Exercise. Take every line from the material that has the word "chart" in it.

Collected material.
═══

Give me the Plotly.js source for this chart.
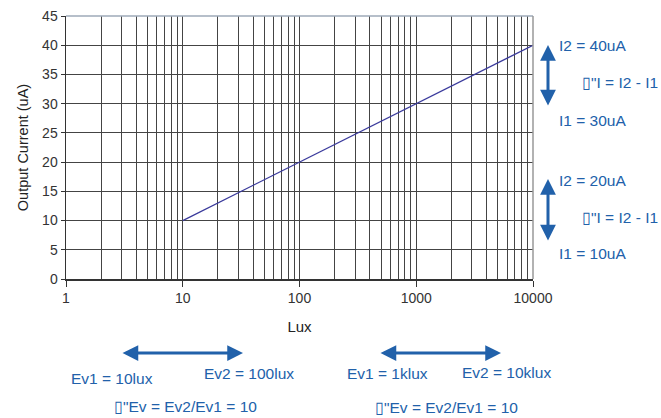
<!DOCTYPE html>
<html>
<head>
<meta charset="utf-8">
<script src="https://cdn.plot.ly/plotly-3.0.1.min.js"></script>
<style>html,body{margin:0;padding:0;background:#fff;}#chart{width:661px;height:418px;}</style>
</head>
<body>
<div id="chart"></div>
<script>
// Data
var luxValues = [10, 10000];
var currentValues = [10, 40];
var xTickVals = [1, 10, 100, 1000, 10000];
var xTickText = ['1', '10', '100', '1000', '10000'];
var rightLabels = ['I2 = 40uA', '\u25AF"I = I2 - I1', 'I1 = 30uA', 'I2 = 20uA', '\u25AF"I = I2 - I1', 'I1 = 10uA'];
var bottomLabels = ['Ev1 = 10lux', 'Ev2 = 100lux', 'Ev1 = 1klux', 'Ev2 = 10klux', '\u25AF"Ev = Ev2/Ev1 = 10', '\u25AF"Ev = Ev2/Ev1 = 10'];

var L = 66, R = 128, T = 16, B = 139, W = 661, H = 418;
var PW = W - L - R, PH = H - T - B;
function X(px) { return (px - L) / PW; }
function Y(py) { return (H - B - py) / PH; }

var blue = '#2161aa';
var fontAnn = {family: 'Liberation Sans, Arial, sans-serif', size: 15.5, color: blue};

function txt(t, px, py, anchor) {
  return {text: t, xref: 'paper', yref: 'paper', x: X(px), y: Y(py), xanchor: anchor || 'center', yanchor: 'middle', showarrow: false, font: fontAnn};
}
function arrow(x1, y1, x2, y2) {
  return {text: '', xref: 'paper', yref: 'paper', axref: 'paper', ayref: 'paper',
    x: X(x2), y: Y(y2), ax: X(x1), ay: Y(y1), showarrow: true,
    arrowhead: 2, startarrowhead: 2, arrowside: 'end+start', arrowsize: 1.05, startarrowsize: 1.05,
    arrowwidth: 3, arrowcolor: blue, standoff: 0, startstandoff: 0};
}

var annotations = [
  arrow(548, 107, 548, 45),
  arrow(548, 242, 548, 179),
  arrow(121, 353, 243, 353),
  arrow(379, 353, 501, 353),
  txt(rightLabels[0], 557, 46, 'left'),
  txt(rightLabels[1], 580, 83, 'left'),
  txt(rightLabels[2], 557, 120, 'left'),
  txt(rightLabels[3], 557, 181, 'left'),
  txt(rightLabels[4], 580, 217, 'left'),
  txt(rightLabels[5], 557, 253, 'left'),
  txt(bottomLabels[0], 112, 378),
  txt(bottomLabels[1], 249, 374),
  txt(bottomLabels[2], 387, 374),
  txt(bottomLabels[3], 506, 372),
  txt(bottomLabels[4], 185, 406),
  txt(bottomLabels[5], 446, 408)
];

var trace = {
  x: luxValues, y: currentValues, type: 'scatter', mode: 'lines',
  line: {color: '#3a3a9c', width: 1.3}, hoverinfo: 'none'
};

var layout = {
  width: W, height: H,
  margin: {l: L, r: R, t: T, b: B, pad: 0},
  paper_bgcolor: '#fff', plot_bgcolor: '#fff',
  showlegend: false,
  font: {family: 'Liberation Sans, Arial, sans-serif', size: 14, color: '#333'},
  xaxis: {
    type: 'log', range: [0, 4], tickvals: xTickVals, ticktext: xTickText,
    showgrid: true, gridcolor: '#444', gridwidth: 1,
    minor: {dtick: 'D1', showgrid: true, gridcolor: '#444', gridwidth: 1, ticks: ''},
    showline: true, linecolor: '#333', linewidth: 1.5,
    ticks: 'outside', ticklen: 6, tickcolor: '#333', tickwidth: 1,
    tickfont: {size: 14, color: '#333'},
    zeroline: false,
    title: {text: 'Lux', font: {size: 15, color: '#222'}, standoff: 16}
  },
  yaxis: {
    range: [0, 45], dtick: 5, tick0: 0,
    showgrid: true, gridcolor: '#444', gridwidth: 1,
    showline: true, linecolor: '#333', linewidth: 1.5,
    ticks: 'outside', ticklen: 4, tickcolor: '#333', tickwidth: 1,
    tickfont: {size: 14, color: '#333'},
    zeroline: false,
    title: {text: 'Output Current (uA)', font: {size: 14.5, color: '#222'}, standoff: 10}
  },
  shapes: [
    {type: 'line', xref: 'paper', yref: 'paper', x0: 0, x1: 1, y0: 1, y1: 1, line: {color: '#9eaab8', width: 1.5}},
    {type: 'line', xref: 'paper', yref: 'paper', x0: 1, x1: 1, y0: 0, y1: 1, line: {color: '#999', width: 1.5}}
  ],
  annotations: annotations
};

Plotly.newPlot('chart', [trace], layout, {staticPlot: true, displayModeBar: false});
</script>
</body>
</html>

═══

The result.
Give me the Plotly.js source for this chart.
<style>html,body{margin:0;padding:0;background:#fff;}#chart{width:661px;height:418px;}</style>
<div id="chart"></div>
Plotly.newPlot('chart', [trace], layout, {staticPlot: true, displayModeBar: false});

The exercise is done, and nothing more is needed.